La République à l’épreuve des inégalités
La République à l’épreuve des inégalités La République est promesse de liberté, d’égalité, de fraternité. Or les inégalités minent le « pacte républicain » si elles progressent, si elles se concentrent en des territoires et des catégories de population. Les études de l’Institut Montparnasse ont déjà illustré des inégalités croissantes ou nouvelles en matière d’accès aux soins, de dépenses de santé, de financement de la protection sociale, de mises en oeuvre des politiques publiques. Nous avons demandé à Hervé Le Bras d’établir une typologie et une cartographie des inégalités qui sont à l’oeuvre dans notre communauté nationale et sociale.
Cette étude est édifiante. Elle présente une visualisation territoriale de l’inégalité qui saisit le citoyen et interpelle les responsables publics. Elle dit l’histoire et la géographie des inégalités. Elle montre les tendances récentes et l’accélération de la territorialisation des désavantages éducatifs, économiques et sociaux. Elle émet aussi une traduction électorale de ces déchirures du tissu républicain. Comment rester indifférent et inerte devant ces constats déroulés en autant de chapitres : « métropolisation de la population … ségrégation des âges … ségrégation des classes sociales … le ciel des riches … les pauvres et les autres … familles monoparentales … géographie du chômage … les sans diplômes … ».
S’il est pointé que « en trente ans le niveau éducatif a prodigieusement augmenté », il est aussi constaté que « le formidable progrès du niveau d’éducation en France n’a pas été validé par une ascension sociale à sa mesure. La déception est à la hauteur des espoirs car l’idéologie de la République dans notre pays repose sur la méritocratie ».
Emergent de la cartographie des différentes inégalités « trois pôles conjuguant inégalités élevées de revenu, fort chômage, forte proportion de sans diplômes et prévalence des familles monoparentales … sans surprise ce sont ces dernières régions où le Front National réalise ses meilleurs scores, il est logique de penser qu’en ces lieux, la crainte du déclassement a supplanté les aspirations positives ». Au final, « la société française est coupée en deux dans son rapport au territoire …les décrochages et les difficultés rencontrées dans plusieurs domaines au sein de quelques régions se sont fédérés, conjugués, cristallisés, accroissant les différences et finalement les inégalités ». L’Institut Montparnasse promeut l’ambition d’une République solidaire, d’une société de réciprocité.
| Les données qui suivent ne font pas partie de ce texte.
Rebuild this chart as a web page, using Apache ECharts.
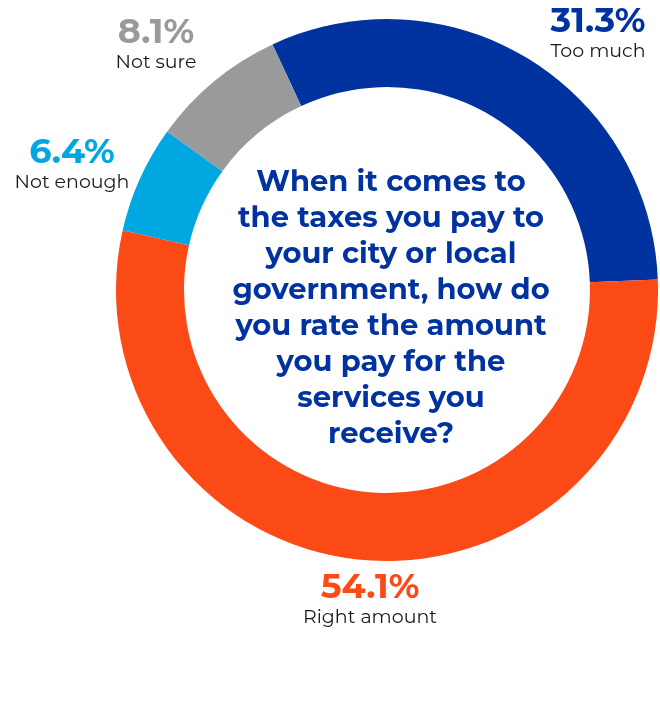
<!DOCTYPE html>
<html>
<head>
<meta charset="utf-8">
<script src="https://cdn.jsdelivr.net/npm/echarts@6/dist/echarts.min.js"></script>
<style>
  html, body { margin: 0; padding: 0; background: #ffffff; }
  #chart { width: 660px; height: 713px; }
</style>
</head>
<body>
<div id="chart"></div>
<script>
// Survey answers, clockwise from the upper left
const categories = ['Too much', 'Right amount', 'Not enough', 'Not sure'];
const shares = [31.3, 54.1, 6.4, 8.1];
const sliceColors = ['#0033a0', '#fc4a17', '#00a7e1', '#999a9c'];
const question = [
  'When it comes to',
  'the taxes you pay to',
  'your city or local',
  'government, how do',
  'you rate the amount',
  'you pay for the',
  'services you',
  'receive?'
];

// Where each label block sits (centre x, top y)
const labelAnchors = [
  [598, 3],
  [370, 569],
  [72, 134],
  [156, 14]
];

const FONT = '"Montserrat", "Noto Sans", "Open Sans", sans-serif';

const chart = echarts.init(document.getElementById('chart'), null, { renderer: 'canvas' });

chart.setOption({
  backgroundColor: '#ffffff',
  animation: false,
  title: {
    text: question.join('\n'),
    left: 386,
    top: 159,
    textAlign: 'center',
    textStyle: {
      fontFamily: FONT,
      fontWeight: 'bold',
      fontSize: 29,
      lineHeight: 36,
      color: '#0033a0'
    }
  },
  series: [{
    type: 'pie',
    center: [387, 290],
    radius: [203, 271],
    startAngle: 115,
    clockwise: true,
    silent: true,
    labelLine: { show: false },
    data: categories.map((name, i) => ({
      name,
      value: shares[i],
      itemStyle: { color: sliceColors[i] },
      label: {
        rich: {
          v: {
            fontFamily: FONT,
            fontWeight: 'bold',
            fontSize: 35,
            lineHeight: 37,
            color: sliceColors[i],
            align: 'center'
          },
          n: {
            fontFamily: FONT,
            fontSize: 19,
            lineHeight: 22,
            color: '#1a1a1a',
            align: 'center'
          }
        }
      }
    })),
    label: {
      show: true,
      position: 'outside',
      overflow: 'none',
      width: 200,
      formatter: p => '{v|' + p.value.toFixed(1) + '%}\n{n|' + p.name + '}'
    },
    labelLayout: params => {
      const a = labelAnchors[params.dataIndex];
      return { x: a[0], y: a[1], align: 'center', verticalAlign: 'top', moveOverlap: false };
    }
  }]
});
</script>
</body>
</html>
Les élans solidaires et collectifs de la mi-XXème siècle ont nourri cette « République démocratique et sociale ». L’identité collective a cédé beaucoup de terrain à l’individuation. Aspiration à l’autonomie, à la responsabilité, cette affirmation-reconnaissance de la personne-a mal résisté au basculement vers l’individualisme, vers l’égocentrisme social. Et s’est éloignée du voeu d’Albert Camus : « un individualisme altruiste ».
Les inégalités sapent la nécessaire confiance dans la solidarité. La solidarité institutionnelle n’est pas solidarité réelle en trop de situations, en trop de lieux. Les représentations cartographiées élaborées par Hervé Le Bras justifient son interrogation : « Dans quelle mesure, l’égalité formelle prônée par la République s’est-elle dévoyée en inégalité réelle ?» C’est une interrogation que nous reprenons en forme d’urgence à agir, de désagrégation à défier, de nécessaire sursaut républicain.